AIM
Repeat the listing that follows, character for character, minus the pictures.

SUPPLIED INFORMATION
---+---
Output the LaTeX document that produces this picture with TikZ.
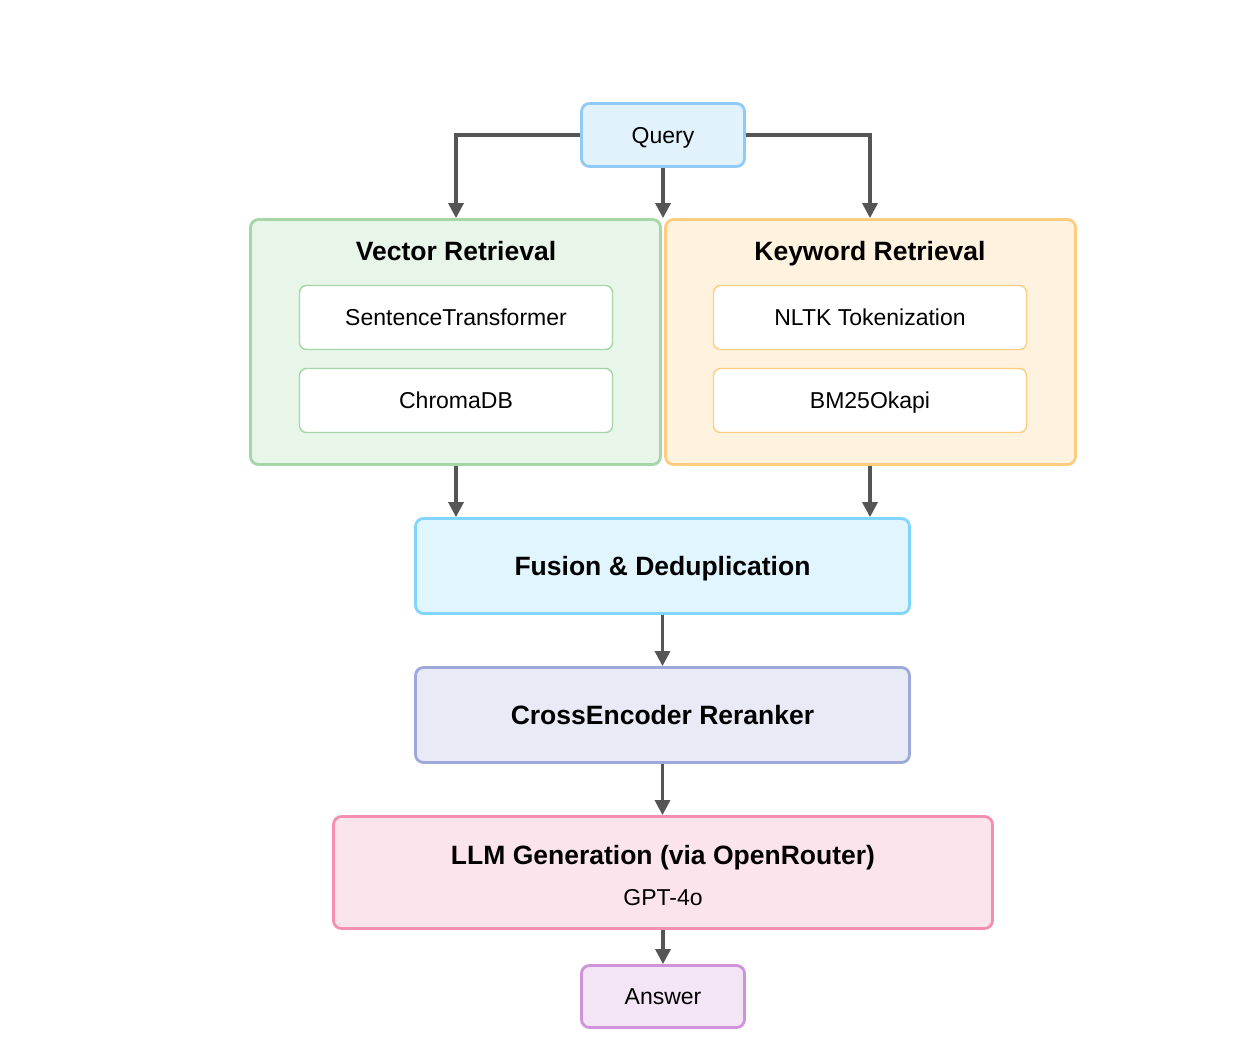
\documentclass[tikz,border=0pt]{standalone}
\usepackage{fontspec}
\setmainfont{Liberation Sans}
\usetikzlibrary{arrows.meta}
\definecolor{qfill}{HTML}{E1F2FC}
\definecolor{qdraw}{HTML}{90CAF9}
\definecolor{gfill}{HTML}{E8F5E9}
\definecolor{gdraw}{HTML}{A5D6A7}
\definecolor{ofill}{HTML}{FFF3E0}
\definecolor{odraw}{HTML}{FFCC80}
\definecolor{ffill}{HTML}{E1F5FE}
\definecolor{fdraw}{HTML}{81D4FA}
\definecolor{cfill}{HTML}{E8EAF6}
\definecolor{cdraw}{HTML}{9FA8DA}
\definecolor{lfill}{HTML}{FCE4EC}
\definecolor{ldraw}{HTML}{F48FB1}
\definecolor{afill}{HTML}{F3E5F5}
\definecolor{adraw}{HTML}{CE93D8}
\definecolor{arrowc}{HTML}{555555}
\tikzset{
  box/.style={draw, rounded corners=8pt, line width=2.8pt, inner sep=0pt, align=center},
  inbox/.style={draw, fill=white, rounded corners=7pt, line width=1.4pt, inner sep=0pt,
    minimum width=313pt, minimum height=64pt, text height=18.5pt, text depth=2.5pt,
    font=\fontsize{23}{27}\selectfont},
  reg/.style={font=\fontsize{23}{27}\selectfont, text height=18.5pt, text depth=2.5pt},
  bld/.style={font=\fontsize{26.5}{31}\selectfont\bfseries, text height=21pt, text depth=3pt},
  arr/.style={draw=arrowc, line width=3.2pt, -{Triangle[length=15pt,width=15pt]}},
}
\begin{document}
\begin{tikzpicture}[x=1pt,y=-1pt]
\useasboundingbox (0,0) rectangle (1252,1042);
% containers
\node[box, fill=gfill, draw=gdraw, minimum width=410pt, minimum height=245pt] (vec) at (455.5,342) {};
\node[box, fill=ofill, draw=odraw, minimum width=410pt, minimum height=245pt] (kw) at (870.5,342) {};
\node[bld] (vect) at (456,251) {Vector Retrieval};
\node[bld] (kwt) at (870,251) {Keyword Retrieval};
\node[inbox, draw=gdraw] (st) at (456,317.5) {SentenceTransformer};
\node[inbox, draw=gdraw] (chroma) at (456,400.5) {ChromaDB};
\node[inbox, draw=odraw] (nltk) at (870,317.5) {NLTK Tokenization};
\node[inbox, draw=odraw] (bm) at (870,400.5) {BM25Okapi};
% query
\node[box, fill=qfill, draw=qdraw, minimum width=163pt, minimum height=63pt, reg] (query) at (663,135) {Query};
% pipeline
\node[box, fill=ffill, draw=fdraw, minimum width=494pt, minimum height=95pt, bld] (fusion) at (662.5,566) {Fusion \& Deduplication};
\node[box, fill=cfill, draw=cdraw, minimum width=494pt, minimum height=95pt, bld] (cross) at (662.5,715) {CrossEncoder Reranker};
\node[box, fill=lfill, draw=ldraw, minimum width=659pt, minimum height=112pt] (llm) at (663,872.5) {};
\node[bld] (llmt) at (663,855) {LLM Generation (via OpenRouter)};
\node[reg] (llms) at (663,897) {GPT-4o};
\node[box, fill=afill, draw=adraw, minimum width=163pt, minimum height=62pt, reg] (answer) at (663,996.5) {Answer};
% connectors
\draw[arr] (query.west) -| (vect.north |- vec.north);
\draw[arr] (query.east) -| (kwt.north |- kw.north);
\draw[arr] (query.south) -- (query.south |- vec.north);
\draw[arr] (vect.north |- vec.south) -- (vect.north |- fusion.north);
\draw[arr] (kwt.north |- kw.south) -- (kwt.north |- fusion.north);
\draw[arr] (fusion.south) -- (cross.north);
\draw[arr] (cross.south) -- (cross.south |- llm.north);
\draw[arr] (llm.south) -- (answer.north);
\end{tikzpicture}
\end{document}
---+---
ANSWER TO THE EXERCISE
Output the LaTeX document that produces this picture with TikZ.
\documentclass[tikz,border=0pt]{standalone}
\usepackage{fontspec}
\setmainfont{Liberation Sans}
\usetikzlibrary{arrows.meta}
\definecolor{qfill}{HTML}{E1F2FC}
\definecolor{qdraw}{HTML}{90CAF9}
\definecolor{gfill}{HTML}{E8F5E9}
\definecolor{gdraw}{HTML}{A5D6A7}
\definecolor{ofill}{HTML}{FFF3E0}
\definecolor{odraw}{HTML}{FFCC80}
\definecolor{ffill}{HTML}{E1F5FE}
\definecolor{fdraw}{HTML}{81D4FA}
\definecolor{cfill}{HTML}{E8EAF6}
\definecolor{cdraw}{HTML}{9FA8DA}
\definecolor{lfill}{HTML}{FCE4EC}
\definecolor{ldraw}{HTML}{F48FB1}
\definecolor{afill}{HTML}{F3E5F5}
\definecolor{adraw}{HTML}{CE93D8}
\definecolor{arrowc}{HTML}{555555}
\tikzset{
  box/.style={draw, rounded corners=8pt, line width=2.8pt, inner sep=0pt, align=center},
  inbox/.style={draw, fill=white, rounded corners=7pt, line width=1.4pt, inner sep=0pt,
    minimum width=313pt, minimum height=64pt, text height=18.5pt, text depth=2.5pt,
    font=\fontsize{23}{27}\selectfont},
  reg/.style={font=\fontsize{23}{27}\selectfont, text height=18.5pt, text depth=2.5pt},
  bld/.style={font=\fontsize{26.5}{31}\selectfont\bfseries, text height=21pt, text depth=3pt},
  arr/.style={draw=arrowc, line width=3.2pt, -{Triangle[length=15pt,width=15pt]}},
}
\begin{document}
\begin{tikzpicture}[x=1pt,y=-1pt]
\useasboundingbox (0,0) rectangle (1252,1042);
% containers
\node[box, fill=gfill, draw=gdraw, minimum width=410pt, minimum height=245pt] (vec) at (455.5,342) {};
\node[box, fill=ofill, draw=odraw, minimum width=410pt, minimum height=245pt] (kw) at (870.5,342) {};
\node[bld] (vect) at (456,251) {Vector Retrieval};
\node[bld] (kwt) at (870,251) {Keyword Retrieval};
\node[inbox, draw=gdraw] (st) at (456,317.5) {SentenceTransformer};
\node[inbox, draw=gdraw] (chroma) at (456,400.5) {ChromaDB};
\node[inbox, draw=odraw] (nltk) at (870,317.5) {NLTK Tokenization};
\node[inbox, draw=odraw] (bm) at (870,400.5) {BM25Okapi};
% query
\node[box, fill=qfill, draw=qdraw, minimum width=163pt, minimum height=63pt, reg] (query) at (663,135) {Query};
% pipeline
\node[box, fill=ffill, draw=fdraw, minimum width=494pt, minimum height=95pt, bld] (fusion) at (662.5,566) {Fusion \& Deduplication};
\node[box, fill=cfill, draw=cdraw, minimum width=494pt, minimum height=95pt, bld] (cross) at (662.5,715) {CrossEncoder Reranker};
\node[box, fill=lfill, draw=ldraw, minimum width=659pt, minimum height=112pt] (llm) at (663,872.5) {};
\node[bld] (llmt) at (663,855) {LLM Generation (via OpenRouter)};
\node[reg] (llms) at (663,897) {GPT-4o};
\node[box, fill=afill, draw=adraw, minimum width=163pt, minimum height=62pt, reg] (answer) at (663,996.5) {Answer};
% connectors
\draw[arr] (query.west) -| (vect.north |- vec.north);
\draw[arr] (query.east) -| (kwt.north |- kw.north);
\draw[arr] (query.south) -- (query.south |- vec.north);
\draw[arr] (vect.north |- vec.south) -- (vect.north |- fusion.north);
\draw[arr] (kwt.north |- kw.south) -- (kwt.north |- fusion.north);
\draw[arr] (fusion.south) -- (cross.north);
\draw[arr] (cross.south) -- (cross.south |- llm.north);
\draw[arr] (llm.south) -- (answer.north);
\end{tikzpicture}
\end{document}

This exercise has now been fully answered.